Arabs urge Hamas to take peace path

By Afp, Cairo
Arab leaders yesterday urged Hamas -- dedicated to destroying Israel -- to talk peace with the Jewish state after the Islamist group redrew the political map with its shock Palestinian election victory.

Egyptian President Hosni Mubarak, in a post-election call to Palestinian leader Mahmud Abbas, urged his vanquished Fatah party and the victorious Hamas to work together for peace and an independent state.

Mubarak, long a major player in the Middle East's limping peace process, "stressed the need to unite Palestinian ranks to promote peace efforts and realise the aspirations of the Palestinian people for an independent state," the government newspaper Al-Ahram said.

The call was underlined by Egyptian Foreign Minister Ahmed Abul Gheit who saw the Hamas victory -- giving it 76 seats in the 132-seat Palestinian parliament -- as creating "a new political reality in the region".

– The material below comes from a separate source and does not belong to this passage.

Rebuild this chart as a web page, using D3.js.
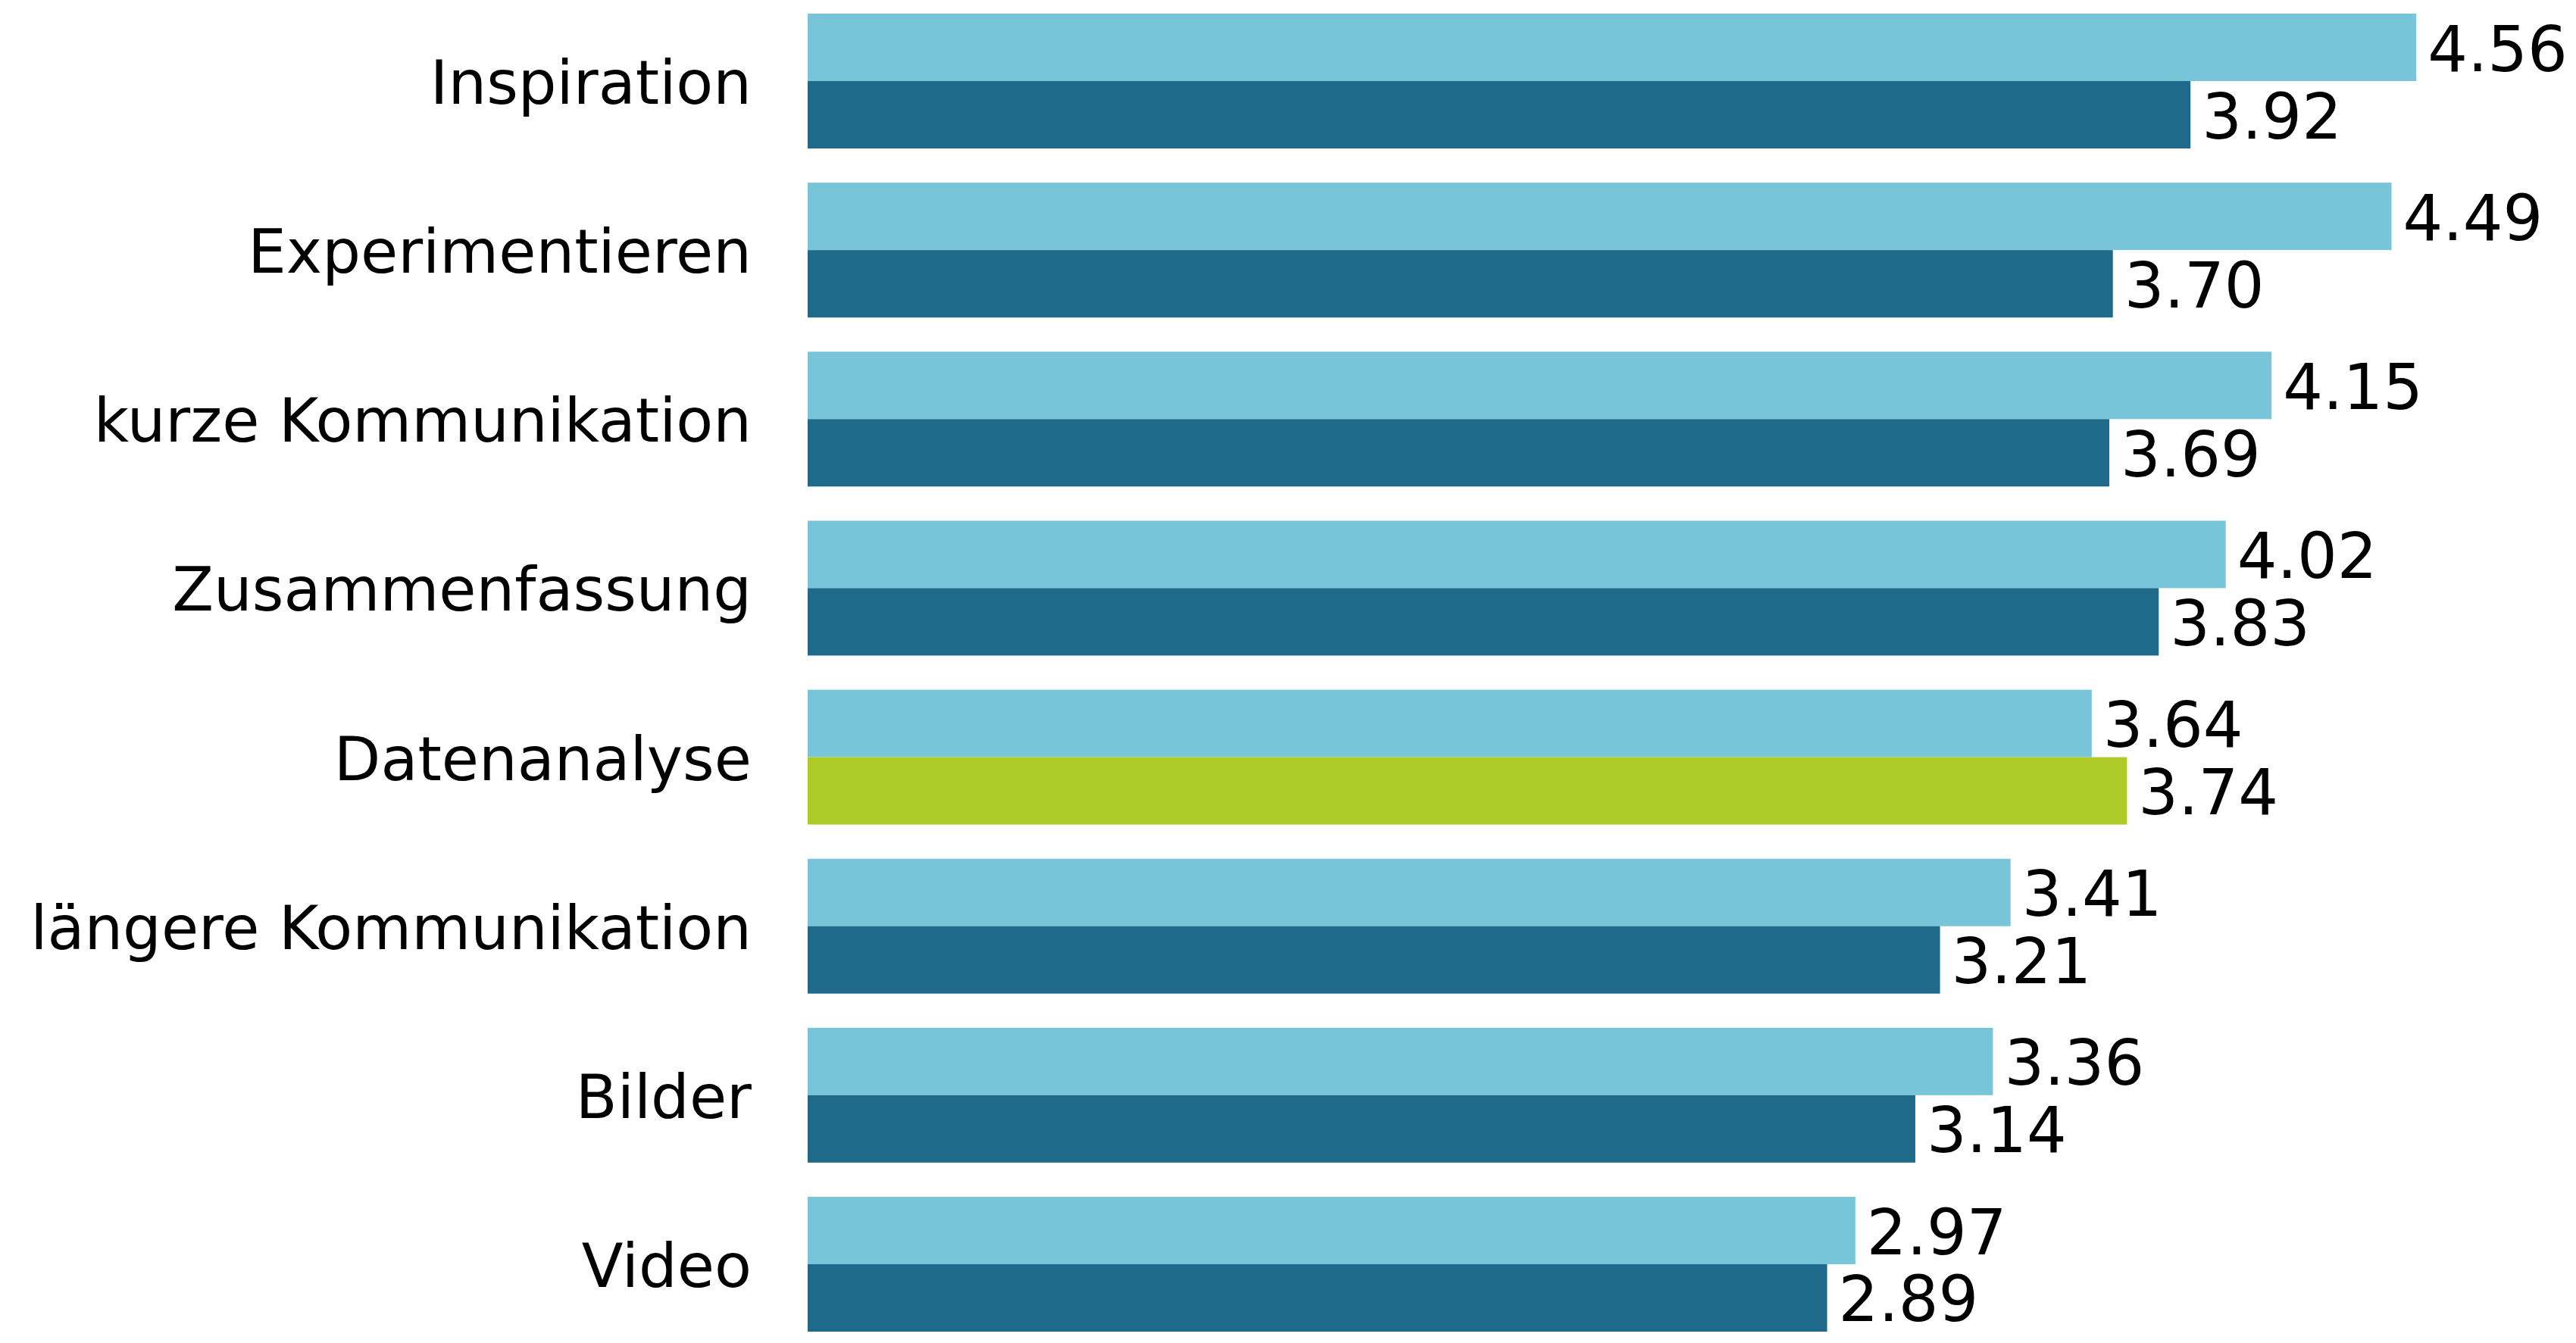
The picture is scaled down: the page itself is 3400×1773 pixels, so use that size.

He said Egypt -- where the regime faced its own election challenge by Islamists last year -- respected the Palestinians' choice and hoped the "peace process would continue under the already-established terms of reference."

King Abdullah II of Jordan, along with Egypt the only other Arab nation to have a peace treaty with Israel, called for a "rapid return" to Middle East peace talks.

Whatever the results of the election, the establishment of a Palestinian state alongside Israel remains "the only solution for establishing peace and putting an end to violence and extremism," Abdullah said.

Hamas has carried out numerous attacks on Israel, while its own militants have been targeted by the Jewish state's military, which in March 2004 killed Hamas founder Sheikh Ahmed Yassin, and his successor shortly afterwards.

In Syria, which remains technically at war with Israel and has long supported radical Palestinian groups, the official newspaper Al-Baath called on the West to work with Hamas.

"The Europeans and especially the Americans, who have rejected this victory, have no other choice than to submit to reality and work with the new situation," it said.

"Those who want stability in the region ... will have to accept the new context, the more so since Hamas has expressed its intent to develop a political action conforming to the greater interests of the Palestinian people and steadfast demands, that is the rejection of occupation and the creation of a Palestinian state with Jerusalem as its capital."

Yemeni President Ali Abdullah Saleh also called on Hamas to pursue the peace process.

"We hope that the new legislative council and Hamas ... will go ahead in the peace process, according to international resolutions," the SABA news agency quoted him as saying in a letter to Abbas.

In Baghdad, two Iraqi Islamist political groups, one Sunni and one Shiite, welcomed Hamas's victory.

"We hope that the Palestinian people will rid themselves of the occupation and build a state that will secure the needs of their population," Hazem al-Aaraji, a representative of firebrand Shiite cleric Moqtada al-Sadr, told AFP.

The Sunni Arab Iraqi Islamic Party congratulated Hamas for its victory as well as the defeated Fatah for its achievements in the Palestinian struggle.

"We hope that the next government in occupied Palestine will succeed in unifying Palestinian ranks and bring the Palestinian people from six decades of conflict and recover the rights taken away by the Israeli occupation forces."

In non-Arab Iran, hardline cleric Ayatollah Mohammad Emami Kashani said in the official weekly sermon at Tehran University: "All the Muslims are happy, and God willing this earthquake... will be felt right up to the White House,"

"When you say democracy, it means people, and now the people have spoken," he said.